Толле, несомненно, совершенно точно описал мой мозг. Я никогда не думал об этом раньше, но было ясно, что голос в моей голове был мной. Мой внутренний телеведущий делал репортажи о моей же жизни, закидывал меня некорректными вопросами и замечаниями о выборе цвета.

Хоть этот голос и мешает нам жить, большинство принимает его как должное. Согласно Толле, мы не можем просто считать мысли тем, чем они являются – просто маленькими выбросами психической энергии, которые существуют только у нас в голове. И это главная человеческая ошибка. Когда мы не понимаем, насколько «эгоичное» (кажется, он сам придумал это слово) у нас сознание, мы слепо следуем за нашими мыслями, и результат часто бывает плачевным.

Я начал вспоминать некоторые из тех блестящих идей, которые мне предлагал мой голос за последние годы.

– Нужно принимать кокаин.

– Ты прав, что злишься на продюсера. Брось бумаги в воздух!

– Этот пакистанец – придурок. Пусть с ним еще тысяча разозленных пакистанцев, с ним непременно надо поругаться.

После часа чтения Толле полностью захватил мое внимание. Он начал перечислять некоторые типичные вещи, которые делает эго, и многие из них действительно входили в мой репертуар.

Эго невозможно накормить досыта. Не важно, сколько разной ерунды мы покупаем, в скольких спорах побеждаем или сколько вкусной еды поглощаем. Эго никогда не довольно. Я ведь описывал свою бесконечную жажду эфира – или наркотиков? Я думал, не является ли эта ненасытность, эта чесотка тем, о чем говорил доктор Бротман – потребностью в сильном отвлекающем действии? И не это ли мой друг Саймон имел в виду, назвав меня «прирожденным наркоманом»?

Эго постоянно сравнивает нас с другими: оно оценивает нашу внешность, финансовое положение и социальный статус. Эго выматывает нас, заставляя чувствовать то превосходство, то неполноценность. Разве это не объясняет моего поведения с коллегами?

Эго играет на эмоциях. Оно бережно хранит все наши обиды и жалобы и постоянно прокручивает их у нас в голове. Не поэтому ли я приходил домой к моей святой Бьянке хмурым, что кто то на работе меня ущемил?

Возможно, самой сильной мыслью Толле об эго было то, что оно хватается за прошлое и будущее и давит на настоящее. Мы «живем практически только воспоминаниями и ожиданиями», пишет он. Мы консервируем тоску по прошлым событиям, а когда они происходили, мы пережевывали что то еще. Мы постоянно предвкушаем будущие события, чтобы потом, дождавшись их, снова фантазировать. Толле же говорил, что существует только Настоящее (ему нравилось писать это слово с большой буквы), и это все, что у нас есть. Когда мы переживаем события прошлого или будущего, они заменяют нам настоящее.
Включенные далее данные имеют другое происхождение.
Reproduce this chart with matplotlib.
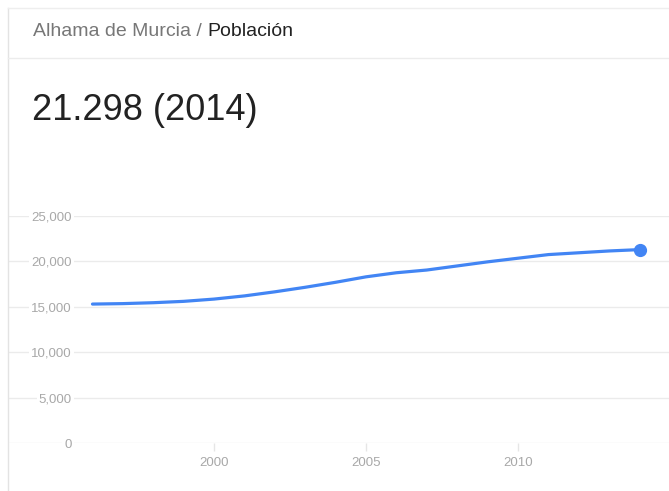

Стало ясно, что я мастер избегать настоящий момент. Загнанная лошадь. Я делал это всю жизнь. Мама всегда считала меня нетерпеливым ребенком, который вечно за чем то гнался. В восьмом классе моя тогдашняя подружка Джули Розендорф сказала мне: «Если ты одной ногой стоишь в прошлом, а другой – в будущем, получается, что ты писаешь на настоящее». Теперь я был взрослым и жил в мире новостей, крепко привязанном к срокам. Я носился целыми днями сломя голову, проверял пункты из своего списка дел, постоянно думал о результате, вместо того, чтобы просто наслаждаться процессом. Мне казалось очевидным, что в будущем обязательно будет лучше. Как только придет это невыразимое… что то … я буду полностью доволен. Но полностью довольным я был только в горячих точках или «под кайфом». Неудивительно, что одно породило другое.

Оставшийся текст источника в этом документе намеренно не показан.